Despite substantial criticism, McDermott’s theory is significant, at least because it included women in the process of figurines’ creation. There is a high chance that the sculptures were indeed made by women and for women, yet the majority of other scholars prefer to focus on a more neutral or strictly male point of view, as in the case of the ‘erotic art’ hypothesis.
Even though centuries have passed since the first discovery of Paleolithic Venuses, archeologists and historians are still not sure what exactly their function was and what forced the Stone Age artists to choose particular shapes and forms.
Since most information we possess on the life and daily routines of the people of the Upper Paleolithic era is based on modern assumptions, scholars often try to apply present-day concepts and standards to their research. However, such experiments rarely uncover something new about prehistoric sculptures yet provide insights into the thinking of the contemporary era.

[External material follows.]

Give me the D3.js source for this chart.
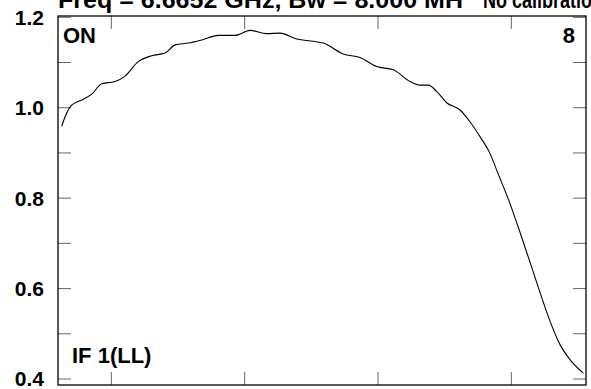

In 2011, psychologists Alan F. Dixson and Barnaby J. Dixson conducted an experiment asking a group of heterosexual men and women to rate the attractiveness of the Venus figurines. The Dixsons intended to determine if the sculptures were made with the intention of being attractive to the opposite sex. The result of the experiment was incoherent, bringing the researchers to the conclusion that different sculptures may have had different functions. The research team received substantial criticism for their attempt to insert present-day beauty standards, fueled by media and current fashions, into the conversation on millennia-old artifacts.